Tree
Julie Hebert
Walking into the auditorium, all eyes immediately notice the scores of multi-sized, tied cardboard boxes that litter the entire two-level, modest home before us. We then notice a front porch with a rowboat docked in what appears to be the dry road in front. Mystery? Secrets? Revelations? What else could be in store for us, given these visual cues?
The family tree of this play is one whose roots and limbs are not as obvious as they first appear. A knock on the door soon brings two adult siblings – one black and one white — face-to-face for the first time. The ensuing uneasiness and confrontations initially lead us as audience to think we are seeing a play that explores racial stereotypes and relations in America. However, a few taut, precisely directed scenes later, we realize that this play goes much deeper, taking us past alleys and byways of lives that are intertwined in ways that only those stacks of boxes know. Memory becomes a core issue of the play; deciding what memories of family and self to reveal and what ones to leave stored in some anonymous box becomes crucial for each of the people we meet.

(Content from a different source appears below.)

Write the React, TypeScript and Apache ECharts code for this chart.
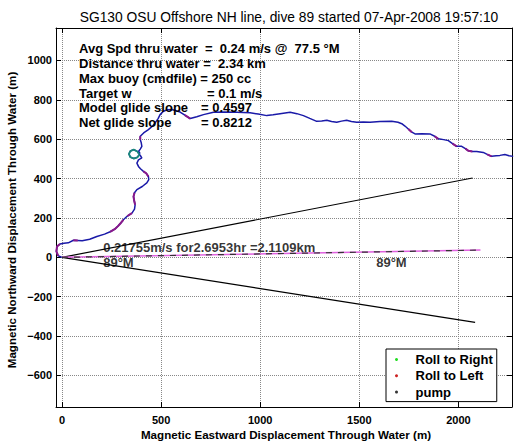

Susi Damilano and Carl Limbly bring tremendous emotional depth and character credibility to the half-siblings Didi and Carl. With a delicious Louisiana drawl, Didi persists like a bulldog as she literally invades this Chicago household of Carl and his mostly locked-away, upstairs mother in order to discover more about her recently deceased father’s life. Carl, on the other hand, is very reluctant to engage too deeply with this pushy, white woman and seemingly only wants to protect and care for his Alzheimer-suffering mother. (Or is he trying to protect himself for some reason?). As the aging mother Mrs. Price, Cathleen Riddley hauntingly presents us with a ghost of a woman tormented with twisted memories. In her sometimes delirious, sometimes sane state, we become transfixed with her rants, songs, and pleas to an unknown ‘Ray.’ We as audience begin to see pieces of a puzzle that only come together fully with the help of Carl’s 20-something daughter, JJ, played assertively and lovingly by Tristan Cunningham. Who is family and who is not? Who knows and who hides? Are memories blocked and gone forever, or are they just waiting to be relived? We as audience and they as actors ride a roller coaster of emotions through more and more discoveries toward a moving, even surprising resolution.
What was striking in leaving the auditorium is that a large portion of the audience did not choose immediately to head out the door. Yes, there was a happy hour at the beautiful lobby bar; but clearly people also just needed to talk, to hug actors, and to say ‘thank you.’ Something happens during this play at a visceral level as we each think about what does family mean for us. We each begin to wonder what do we really know and what do we try too hard to ignore or even forget. It is difficult to sit through such a play as Tree without beginning to open some of our own boxes that have stayed stacked and sealed way too long in some corner of our past. Tree truly digs its roots into our own minds and lives.